#### Task details:
Leave out the pictures; transcribe all else exactly.

--

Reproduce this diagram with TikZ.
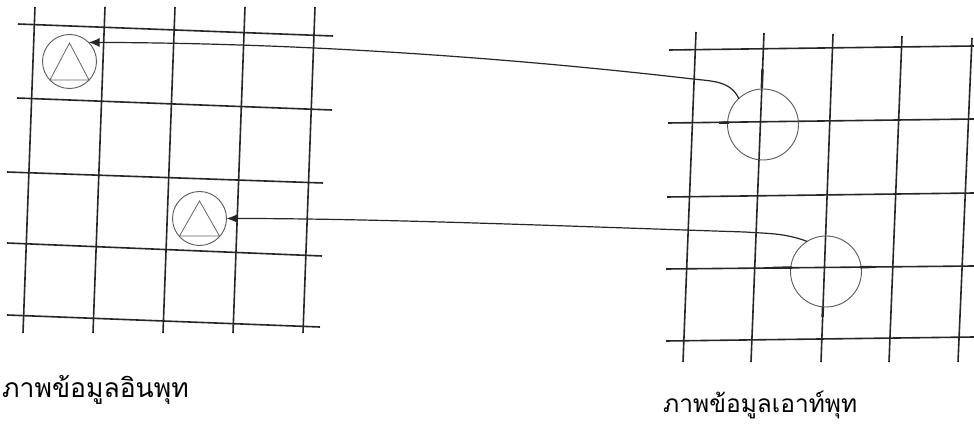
\documentclass[tikz,border=0pt]{standalone}
\usepackage{fontspec}
\newfontfamily\thaifont[Script=Thai]{Loma}
\usetikzlibrary{arrows.meta}
\begin{document}
\begin{tikzpicture}[x=1pt,y=1pt,
  gridline/.style={line width=1.6pt, draw=black!85},
  ring/.style={circle, draw=black!65, line width=0.9pt, inner sep=0pt, outer sep=0pt},
  tri/.style={draw=black!60, line width=0.8pt},
  conn/.style={line width=1.2pt, draw=black!85},
  tipped/.style={conn, -{Latex[length=11pt,width=9pt]}},
  tickmark/.style={line width=2.4pt, draw=black!85},
  thaitext/.style={font=\thaifont, inner sep=0pt, anchor=base west}]
\fill[white] (0,0) rectangle (974,426);
\useasboundingbox (0,0) rectangle (974,426);
% left grid
\foreach \xt/\xb in {35/23,105/93,175/163,245/233,315/303}
  \draw[gridline] (\xt,419) -- (\xb,93);
\foreach \xa/\ya/\xb/\yb in {18/402/333/390, 17/328/332/316, 7/254/323/243, 7/183/322/170, 7/111/320/99}
  \draw[gridline] (\xa,\ya) -- (\xb,\yb);
% right grid
\foreach \xt/\yt/\xb in {696/394/683, 764/393/751, 833/392/821, 902/390/889, 972/388/958}
  \draw[gridline] (\xt,\yt) -- (\xb,64);
\foreach \xa/\ya/\yb in {669/376/380, 668/303/307, 667/229/233, 666/157/160, 666/85/89}
  \draw[gridline] (\xa,\ya) -- (974,\yb);
% circles
\node[ring, minimum size=54pt] (c1) at (69.5,364.5) {};
\node[ring, minimum size=54pt] (c2) at (199.5,207.5) {};
\node[ring, minimum size=71pt] (r1) at (763,301.5) {};
\node[ring, minimum size=71pt] (r2) at (826,154.5) {};
% triangles
\draw[tri] ([shift={(0,18.5)}]c1.center) -- ([shift={(-19.5,-18.5)}]c1.center) -- ([shift={(19.5,-18.5)}]c1.center) -- cycle;
\draw[tri] ([shift={(0,17.5)}]c2.center) -- ([shift={(-20,-17.5)}]c2.center) -- ([shift={(20,-17.5)}]c2.center) -- cycle;
% crosshair ticks
\draw[tickmark] (719,303.2) -- (729,303.4);
\draw[tickmark] (762.5,357) -- (761.8,338);
\draw[tickmark] (773,158.2) -- (792,158.4);
\draw[tickmark] (860,158.8) -- (872,159);
\draw[tickmark] (822.9,119) -- (822.6,109);
% connectors
\coordinate (k1) at (693,347);
\draw[tipped] (r1.133) to[out=115,in=-6.5] (k1) .. controls (494,370) and (290,383) .. (c1.45);
\coordinate (k2) at (745,194);
\draw[tipped] (r2.122) to[out=160,in=-4] (k2) .. controls (560,200) and (380,207.5) .. (c2.east);
% labels
\node[thaitext, font=\thaifont\fontsize{26.5}{30}\selectfont] (inlabel) at (2,29) {ภาพข้อมูลอินพุท};
\node[thaitext, font=\thaifont\fontsize{24.5}{28}\selectfont] (outlabel) at (663,14) {ภาพข้อมูลเอาท์พุท};
\end{tikzpicture}
\end{document}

--

#### Exercise answer:
Reproduce this diagram with TikZ.
\documentclass[tikz,border=0pt]{standalone}
\usepackage{fontspec}
\newfontfamily\thaifont[Script=Thai]{Loma}
\usetikzlibrary{arrows.meta}
\begin{document}
\begin{tikzpicture}[x=1pt,y=1pt,
  gridline/.style={line width=1.6pt, draw=black!85},
  ring/.style={circle, draw=black!65, line width=0.9pt, inner sep=0pt, outer sep=0pt},
  tri/.style={draw=black!60, line width=0.8pt},
  conn/.style={line width=1.2pt, draw=black!85},
  tipped/.style={conn, -{Latex[length=11pt,width=9pt]}},
  tickmark/.style={line width=2.4pt, draw=black!85},
  thaitext/.style={font=\thaifont, inner sep=0pt, anchor=base west}]
\fill[white] (0,0) rectangle (974,426);
\useasboundingbox (0,0) rectangle (974,426);
% left grid
\foreach \xt/\xb in {35/23,105/93,175/163,245/233,315/303}
  \draw[gridline] (\xt,419) -- (\xb,93);
\foreach \xa/\ya/\xb/\yb in {18/402/333/390, 17/328/332/316, 7/254/323/243, 7/183/322/170, 7/111/320/99}
  \draw[gridline] (\xa,\ya) -- (\xb,\yb);
% right grid
\foreach \xt/\yt/\xb in {696/394/683, 764/393/751, 833/392/821, 902/390/889, 972/388/958}
  \draw[gridline] (\xt,\yt) -- (\xb,64);
\foreach \xa/\ya/\yb in {669/376/380, 668/303/307, 667/229/233, 666/157/160, 666/85/89}
  \draw[gridline] (\xa,\ya) -- (974,\yb);
% circles
\node[ring, minimum size=54pt] (c1) at (69.5,364.5) {};
\node[ring, minimum size=54pt] (c2) at (199.5,207.5) {};
\node[ring, minimum size=71pt] (r1) at (763,301.5) {};
\node[ring, minimum size=71pt] (r2) at (826,154.5) {};
% triangles
\draw[tri] ([shift={(0,18.5)}]c1.center) -- ([shift={(-19.5,-18.5)}]c1.center) -- ([shift={(19.5,-18.5)}]c1.center) -- cycle;
\draw[tri] ([shift={(0,17.5)}]c2.center) -- ([shift={(-20,-17.5)}]c2.center) -- ([shift={(20,-17.5)}]c2.center) -- cycle;
% crosshair ticks
\draw[tickmark] (719,303.2) -- (729,303.4);
\draw[tickmark] (762.5,357) -- (761.8,338);
\draw[tickmark] (773,158.2) -- (792,158.4);
\draw[tickmark] (860,158.8) -- (872,159);
\draw[tickmark] (822.9,119) -- (822.6,109);
% connectors
\coordinate (k1) at (693,347);
\draw[tipped] (r1.133) to[out=115,in=-6.5] (k1) .. controls (494,370) and (290,383) .. (c1.45);
\coordinate (k2) at (745,194);
\draw[tipped] (r2.122) to[out=160,in=-4] (k2) .. controls (560,200) and (380,207.5) .. (c2.east);
% labels
\node[thaitext, font=\thaifont\fontsize{26.5}{30}\selectfont] (inlabel) at (2,29) {ภาพข้อมูลอินพุท};
\node[thaitext, font=\thaifont\fontsize{24.5}{28}\selectfont] (outlabel) at (663,14) {ภาพข้อมูลเอาท์พุท};
\end{tikzpicture}
\end{document}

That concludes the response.